Hasretliğin on ikinci yılı bu
            on ikinci yılı
Gönül ağzına kadar dolu
Sen diyorum İstanbul geliyor aklıma
            İstanbul diyorum sen
Sen şehrim kadar güzelsin
            şehrim senin kadar acılı.


İşte bu kadar karıcığım. İstersen cevap verme.
            Kocan
FOTOĞRAFTAN YAPILAN RESİM

     Dayısı Ali Fuat Cebesoy’un etkisiyle Nâzım Bursa Cezaevi’nde zaman zaman birtakım olanaklar elde ederdi.
     Örnekse romatizmaları için banyo tedavisi gerektiği yolunda bir rapor hazırlanır, böylece yanında jandarmasıyla her gün banyolu bir otele gitmesine izin çıkardı.

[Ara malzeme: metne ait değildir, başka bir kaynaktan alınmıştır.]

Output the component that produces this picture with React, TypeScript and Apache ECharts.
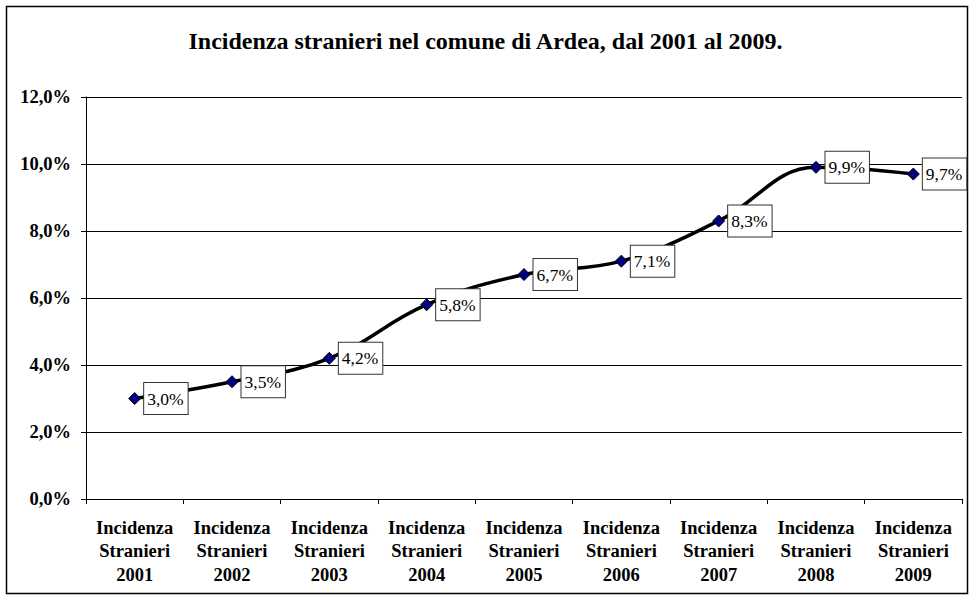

     Aslında bu Piraye ile buluşması için bir izindi. Çekirge’de karısının kaldığı otele gelir, birkaç saatini onunla geçirirdi.
     Bu arada bir sokak fotoğrafçısı denk düşerse, otelin bahçesinde, Bursa Ovasını, Nilüfer’i arkalarına alıp birlikte resimler de çektirirlerdi.
     Bu fotoğrafı da, yanılmıyorsam, bir otel bahçesinde, gökyüzüne doğru öyle bir sokak fotoğrafçısına çektirmişlerdi. Sonra Nâzım, herhalde ışık sızıp kendi yüzünü kestiği için, bu fotoğraftan yalnız Piraye’nin başını ayırıp büyütmüştü.
     İkisinin böyle alttan çekilen başka fotoğrafları da var.
Nâzım seviyordu anlaşılan bu açıyı, ayrıca yüzdeki
gölgelenmeleri de seviyor olmalı. Çünkü Piraye’nin bu
fotoğrafından salt kırmızının tonlarını kullanarak 31 x 44 cm
boyutlarında yağlıboya bir tablo yapmıştı.